Afin de sauver les muscles de l’avant-bras et la longueur du membre, Dmytro a subi cinq opérations dans trois villes différentes. Pendant ce temps, il a réussi à se marier et a définitivement décidé : pour continuer à vivre et à protéger sa Patrie, il aura besoin de la meilleure prothèse. Il est venu au centre des Incassables pour cela. « Je n’ai pas eu de main pendant six mois, et maintenant j’en ai une. Il est impossible pour une personne qui a deux mains de comprendre cela », explique Dmytro.

Maintenant, il est en rééducation et apprend à vivre avec une « nouvelle main ». Le garçon est très satisfait de la prothèse, grâce à laquelle il peut déjà taper un message, prendre une tasse de café ou sortir ses écouteurs. Quand la structure temporaire de la prothèse sera remplacée par une structure permanente, Dmytro ira à nouveau en première ligne, pour secourir des défenseurs ukrainiens. Le garçon en est convaincu : le membre bionique l’aidera à retourner à la pratique médicale et sauvera plus d’une centaine de vies.

Iryna Ponomarenko, 66 ans, originaire de Bakhmout, a essuyé des tirs ennemis au début du mois de septembre.

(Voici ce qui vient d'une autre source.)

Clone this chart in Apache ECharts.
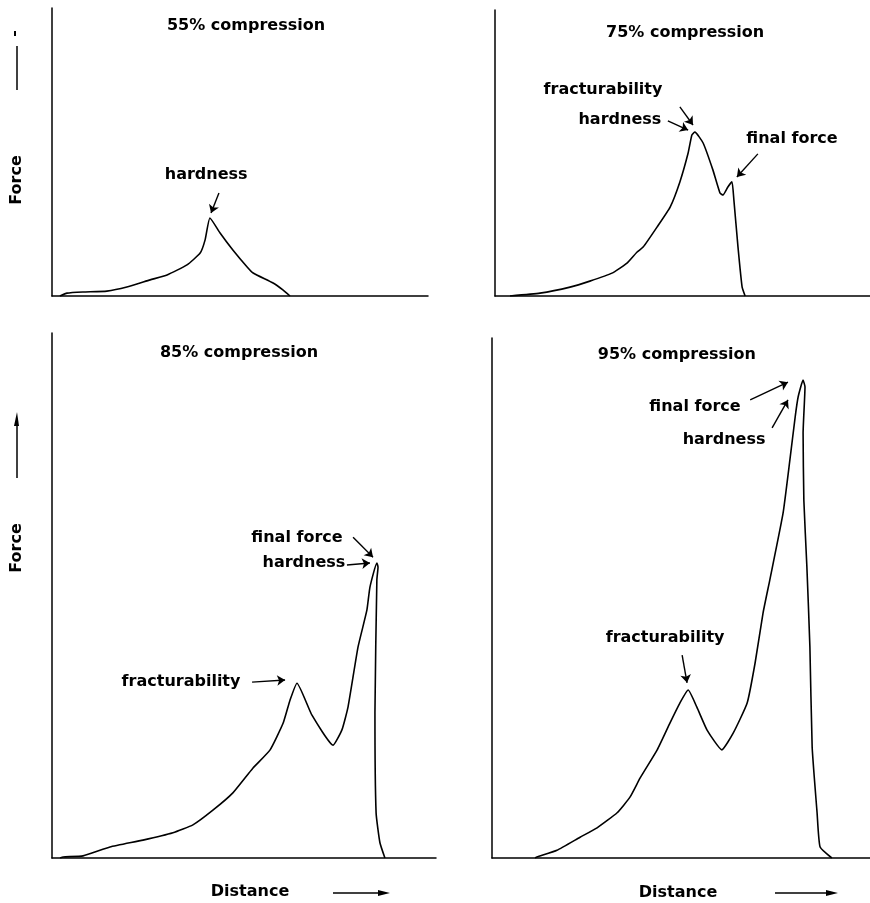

Ce jour-là, cette femme s’est aventurée en ville pour faire des courses lorsqu’elle a soudain entendu un bruissement sur le sol. Elle est tombée et a regardé ses jambes : la droite avait disparu et la gauche était mutilée. Elle n’a repris conscience qu’une semaine plus tard : sa jambe a été amputée dans un hôpital de Dnipro et elle est venue se soigner à Lviv.

Iryna Ponomarenko Photo : Les Incassables

Au centre « Les Incassables », Iryna a réussi à sauver sa jambe gauche. Chirurgiens et orthopédistes-traumatologues ont effectué une opération de reconstruction : lors d’une intervention de longue durée, ils ont d’abord raccourci le membre écrasé, enlevant les tissus morts, puis ont refermé les plaies avec un lambeau musculaire et une greffe de peau. L’opération a été un succès. La femme commence maintenant sa rééducation et se prépare à recevoir une prothèse.

Un autre événement joyeux pour Iryna a été ses retrouvailles avec ses proches. « On leur a dit que j’étais morte. On m’a confondu avec une autre femme. Et à mon tour, j’avais peur que mes proches n’aient pas survécus », nous confie-t-elle. Depuis, son rêve d’embrasser sa famille un jour s’est réalisé : ses proches l’ont retrouvée.

Actuellement, le centre de réhabilitation «Les Incassables » et l’Académie des arts de Lviv travaillent à l’ouverture d’un centre d’art-thérapie. Un autre projet, c’est un programme de réhabilitation des patients ukrainiens en Croatie. Le prochain voyage de ce type est prévu pour le mois de juin.

L’Ukraine se bat pour chaque vie, chaque âme, malgré les séquelles et les traumatismes de guerre. La victoire, ce ne sera pas seulement l’intégrité territoriale restaurée, mais aussi la vie heureuse sur cette terre pour ceux qui ont été blessés.